FOR THE SMARTPHONE GENERATION Taipan Lucero shows an artwork featuring “Baybayin” characters during a conference on indigenous languages held in Manila in May. The ornate script, repeated to form the shape of a gong, reads “Kabataan ang pagasa ng bayan” (The youth are the hope of the nation). —LYN RILLON
MANILA, Philippines — With deliberate golden strokes, artist Taipan Lucero proudly brings an ancient script back to life, in the hope of promoting an endangered but contentious part of Philippine heritage.
Once confined to history classes, Baybayin, a 17-character indigenous script used before Spanish colonization, is making a comeback among the nation’s millennials, young professionals and diaspora.
Even as technology renders writing by hand outdated, online clips of calligraphy and digital fonts for the script have gripped the smartphone generation and now Baybayin, last used hundreds of years ago, is appearing on everything, from tattoos and T-shirts to mobile apps.
Proponents hail the curvilinear text as a crucial part of Philippine identity, but in a country with 131 government-recognized languages, critics say investing in the promotion of one ancient text over others is controversial and impractical.
“It’s bittersweet. It made me proud knowing our ancestors were literate,” said Lucero, who studied calligraphy in Japan but returned home to apply his skills to reviving Baybayin.
“What’s sad about this is what’s being propagated in our education system. It’s like our history started with being colonized by Spain,” the 31-year-old added.
Baybayin was the form of writing used before the Spanish arrived in 1521, and missionaries had to learn it initially to spread Catholicism before forcing locals to adopt their Roman alphabet, historians say.
Its resurgence has prompted calls from some for a law declaring Baybayin the national script. But regional scholars say the text is important mainly to Tagalogs, the people historically based in and around the capital, rather than to all Filipinos.
Advocates say reviving Baybayin will provide an antidote for a nation grappling with its colonial past and is a way of celebrating indigenous history.
Many are proficient in English because of the American occupation. Spain ceded control to the United States in 1898 and the Philippines only became independent in 1946.
“It’s a great achievement to invent our own writing system,” Leo Emmanuel Castro, executive director of cultural group Sanghabi, told Agence France-Presse (AFP). “Our language is gender-neutral. Professions and pronouns have no sex whereas English is very sexist.”
The campaign to bring Baybayin to the mainstream advanced in January, when the House of Representatives passed a bill mandating its use in signs and educational materials. The bill is stalled in the Senate, but the proposal has been refiled in the new session that started in July.

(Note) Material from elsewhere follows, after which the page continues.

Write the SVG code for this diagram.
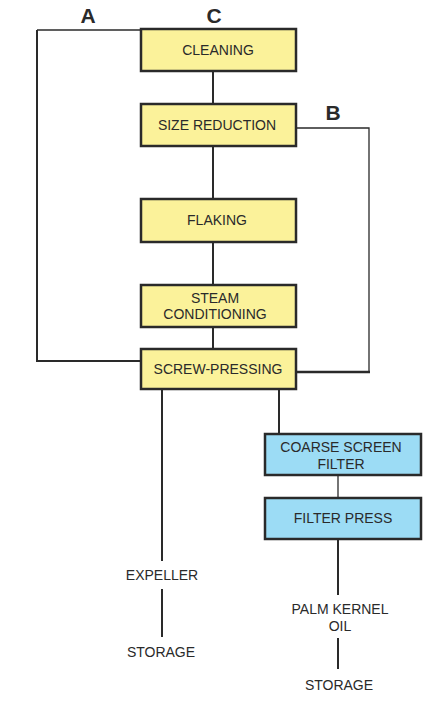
<svg xmlns="http://www.w3.org/2000/svg" width="446" height="701" viewBox="0 0 446 701">
<style>
.y{fill:#FBF29A;stroke:#2a2a2a;stroke-width:2.5}
.b{fill:#9CDCF5;stroke:#2a2a2a;stroke-width:2.5}
.t{font-family:"Liberation Sans",Arial,sans-serif;font-size:14px;fill:#2a2a2a;text-anchor:middle}
.l{font-family:"Liberation Sans",Arial,sans-serif;font-size:21px;font-weight:bold;fill:#2a2a2a;text-anchor:middle}
.c{fill:none;stroke:#2a2a2a;stroke-width:2}
.th{fill:none;stroke:#2a2a2a;stroke-width:1.3}
.tk{fill:none;stroke:#2a2a2a;stroke-width:2.6}
</style>
<rect width="446" height="701" fill="#fff"/>
<g id="connectors">
<polyline class="th" points="141,30 37,30"/>
<polyline class="c" points="37,30 37,361 141,361"/>
<line class="c" x1="213" y1="71" x2="213" y2="104"/>
<line class="c" x1="213" y1="146" x2="213" y2="199"/>
<line class="c" x1="213" y1="242" x2="213" y2="285"/>
<line class="c" x1="213" y1="327" x2="213" y2="349"/>
<polyline class="th" points="296,128 369,128 369,372"/>
<line class="tk" x1="296" y1="372" x2="370" y2="372"/>
<line class="c" x1="162" y1="389" x2="162" y2="561"/>
<line class="c" x1="162" y1="589" x2="162" y2="637"/>
<line class="c" x1="279" y1="389" x2="279" y2="434"/>
<line class="th" x1="338" y1="475" x2="338" y2="498"/>
<line class="c" x1="338" y1="539" x2="338" y2="595"/>
<line class="c" x1="338" y1="638" x2="338" y2="669"/>
</g>
<g id="labels">
<text class="l" x="88" y="23">A</text>
<text class="l" x="214" y="23">C</text>
<text class="l" x="333" y="120">B</text>
</g>
<g id="cleaning"><rect class="y" x="141" y="29" width="155" height="42"/><text class="t" x="218" y="55">CLEANING</text></g>
<g id="size-reduction"><rect class="y" x="141" y="104" width="155" height="42"/><text class="t" x="217" y="130">SIZE REDUCTION</text></g>
<g id="flaking"><rect class="y" x="141" y="199" width="155" height="43"/><text class="t" x="217" y="225">FLAKING</text></g>
<g id="steam-conditioning"><rect class="y" x="141" y="285" width="155" height="42"/><text class="t" x="215" y="303">STEAM</text><text class="t" x="215" y="319">CONDITIONING</text></g>
<g id="screw-pressing"><rect class="y" x="141" y="349" width="155" height="40"/><text class="t" x="218" y="374">SCREW-PRESSING</text></g>
<g id="coarse-screen-filter"><rect class="b" x="265" y="434" width="156" height="41"/><text class="t" x="341" y="452">COARSE SCREEN</text><text class="t" x="341" y="469">FILTER</text></g>
<g id="filter-press"><rect class="b" x="265" y="498" width="156" height="41"/><text class="t" x="343" y="523">FILTER PRESS</text></g>
<g id="expeller"><text class="t" x="162" y="580">EXPELLER</text></g>
<g id="storage-1"><text class="t" x="161" y="657">STORAGE</text></g>
<g id="palm-kernel-oil"><text class="t" x="340" y="614">PALM KERNEL</text><text class="t" x="340" y="631">OIL</text></g>
<g id="storage-2"><text class="t" x="339" y="690">STORAGE</text></g>
</svg>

Holiday hot spot Boracay Island has already ordered the use of Baybayin in signage, in a bid to counter the proliferation of Chinese characters for tourists.
Regional cultural advocates, however, say such efforts threaten all of the nation’s indigenous scripts.
Their anger is rooted in a 1937 proclamation that Tagalog be the basis of the national spoken language now called Filipino, and they see the revival of the Baybayin text as another blow for the nation’s linguistic diversity.
“The Philippines has become a country only for the Tagalogs,” said Michael Pangilinan, an advocate of the Kulitan script of Pampanga province, who warned local identity would be “completely wiped out” if using Baybayin becomes mandatory.
“The Philippine state makes us ashamed of who we are until the Kapampángan people themselves are the ones repressing their own language and culture to become Filipinos (Tagalog),” Pangilinan said in an email to AFP.
Of the 17 documented Philippine syllabary systems of consonant and vowel syllables, only four remain in use among indigenous communities today, according to Unesco.
“When it comes to a national discussion, you need to use the dominant language known by the majority,” countered Jay Enage, chair of Baybayin Buhayin, a group lobbying for the bill.
But the practicalities of bringing a historic script into modern use, teaching it in schools, and honing it to fit places of work and 21st century life, may be the biggest challenge.
“It will just be a novelty, for display,” said Joselito Delos Reyes, professor of creative writing and popular culture at Manila’s University of Santo Tomas.
“It won’t be a platform for communication,” he added, saying lawmakers should instead prioritize improving education infrastructure and teachers’ salaries.
Virgilio Almario, chair of the government commission on Filipino language, said it was important to walk the line between losing scripts to extinction and being practical about usage.
“We need to balance this carefully. We need Filipino as a bridge language but we should also appreciate the languages of all communities,” he said.
More than division, advocates say Filipinos should see opportunity in belonging to a multilingual country.
“The heart and soul of a country is its culture. The problem is that we don’t value it due to our colonial mentality,” Filipino-American Baybayin artist Kristian Kabuay told AFP.
Asked if the current Baybayin resurgence is just a fad, calligrapher Lucero insisted it was vital Filipinos take the time to understand the script’s importance.
He added: “It’s part of our culture and our identity, and if we forget about it, we throw away part of ourselves.”